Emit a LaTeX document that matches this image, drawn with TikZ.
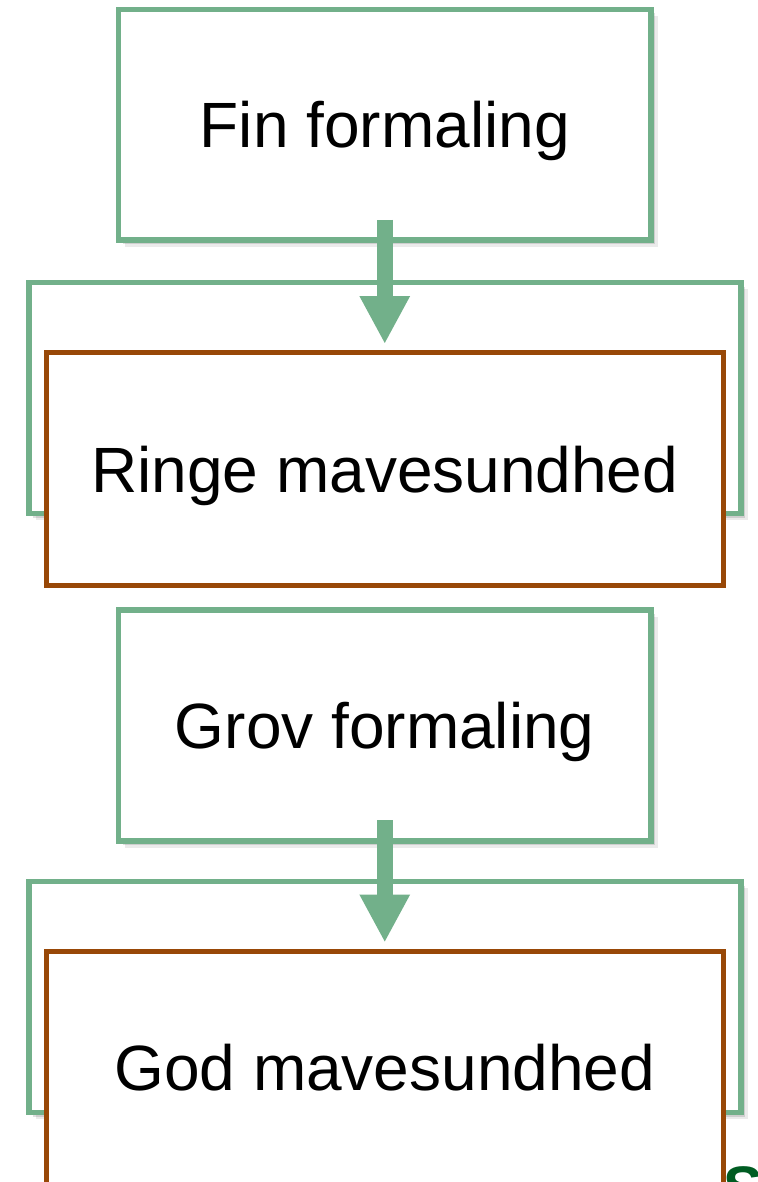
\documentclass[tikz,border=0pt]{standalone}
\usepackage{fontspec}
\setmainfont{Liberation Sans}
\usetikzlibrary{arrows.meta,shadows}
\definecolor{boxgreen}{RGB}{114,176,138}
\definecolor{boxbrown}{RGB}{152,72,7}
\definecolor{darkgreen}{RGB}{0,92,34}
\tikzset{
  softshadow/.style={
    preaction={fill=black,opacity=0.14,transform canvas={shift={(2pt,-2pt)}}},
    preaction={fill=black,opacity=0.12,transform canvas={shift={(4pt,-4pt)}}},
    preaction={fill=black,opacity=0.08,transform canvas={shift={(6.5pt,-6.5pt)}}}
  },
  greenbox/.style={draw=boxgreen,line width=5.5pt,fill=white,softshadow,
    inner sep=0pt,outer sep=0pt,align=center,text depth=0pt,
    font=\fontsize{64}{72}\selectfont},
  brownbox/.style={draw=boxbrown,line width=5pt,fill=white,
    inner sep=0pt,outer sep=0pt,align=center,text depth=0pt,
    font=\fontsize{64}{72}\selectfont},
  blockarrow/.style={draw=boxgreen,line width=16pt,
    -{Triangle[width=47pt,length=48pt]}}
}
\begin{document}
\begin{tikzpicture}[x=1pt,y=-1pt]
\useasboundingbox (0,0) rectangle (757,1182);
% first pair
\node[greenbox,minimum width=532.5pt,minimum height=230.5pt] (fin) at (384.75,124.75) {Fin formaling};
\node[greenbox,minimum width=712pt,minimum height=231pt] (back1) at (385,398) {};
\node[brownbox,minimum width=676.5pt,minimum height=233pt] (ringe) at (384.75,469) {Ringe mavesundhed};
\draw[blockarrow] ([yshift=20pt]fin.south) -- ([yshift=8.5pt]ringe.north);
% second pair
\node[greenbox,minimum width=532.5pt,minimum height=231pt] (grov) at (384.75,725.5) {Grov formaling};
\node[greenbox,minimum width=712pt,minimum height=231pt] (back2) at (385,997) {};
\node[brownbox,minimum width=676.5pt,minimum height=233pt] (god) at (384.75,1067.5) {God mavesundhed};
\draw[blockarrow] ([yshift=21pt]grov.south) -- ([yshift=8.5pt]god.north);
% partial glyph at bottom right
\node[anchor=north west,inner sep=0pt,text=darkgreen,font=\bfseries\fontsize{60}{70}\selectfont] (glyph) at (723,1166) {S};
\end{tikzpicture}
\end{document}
★ ★ ★ ★
Could you repeat all of the material exactly? Pictures should not be copied.

Emit a LaTeX document that matches this image, drawn with TikZ.
\documentclass[tikz,border=0pt]{standalone}
\usepackage{fontspec}
\setmainfont{Liberation Sans}
\usetikzlibrary{arrows.meta,shadows}
\definecolor{boxgreen}{RGB}{114,176,138}
\definecolor{boxbrown}{RGB}{152,72,7}
\definecolor{darkgreen}{RGB}{0,92,34}
\tikzset{
  softshadow/.style={
    preaction={fill=black,opacity=0.14,transform canvas={shift={(2pt,-2pt)}}},
    preaction={fill=black,opacity=0.12,transform canvas={shift={(4pt,-4pt)}}},
    preaction={fill=black,opacity=0.08,transform canvas={shift={(6.5pt,-6.5pt)}}}
  },
  greenbox/.style={draw=boxgreen,line width=5.5pt,fill=white,softshadow,
    inner sep=0pt,outer sep=0pt,align=center,text depth=0pt,
    font=\fontsize{64}{72}\selectfont},
  brownbox/.style={draw=boxbrown,line width=5pt,fill=white,
    inner sep=0pt,outer sep=0pt,align=center,text depth=0pt,
    font=\fontsize{64}{72}\selectfont},
  blockarrow/.style={draw=boxgreen,line width=16pt,
    -{Triangle[width=47pt,length=48pt]}}
}
\begin{document}
\begin{tikzpicture}[x=1pt,y=-1pt]
\useasboundingbox (0,0) rectangle (757,1182);
% first pair
\node[greenbox,minimum width=532.5pt,minimum height=230.5pt] (fin) at (384.75,124.75) {Fin formaling};
\node[greenbox,minimum width=712pt,minimum height=231pt] (back1) at (385,398) {};
\node[brownbox,minimum width=676.5pt,minimum height=233pt] (ringe) at (384.75,469) {Ringe mavesundhed};
\draw[blockarrow] ([yshift=20pt]fin.south) -- ([yshift=8.5pt]ringe.north);
% second pair
\node[greenbox,minimum width=532.5pt,minimum height=231pt] (grov) at (384.75,725.5) {Grov formaling};
\node[greenbox,minimum width=712pt,minimum height=231pt] (back2) at (385,997) {};
\node[brownbox,minimum width=676.5pt,minimum height=233pt] (god) at (384.75,1067.5) {God mavesundhed};
\draw[blockarrow] ([yshift=21pt]grov.south) -- ([yshift=8.5pt]god.north);
% partial glyph at bottom right
\node[anchor=north west,inner sep=0pt,text=darkgreen,font=\bfseries\fontsize{60}{70}\selectfont] (glyph) at (723,1166) {S};
\end{tikzpicture}
\end{document}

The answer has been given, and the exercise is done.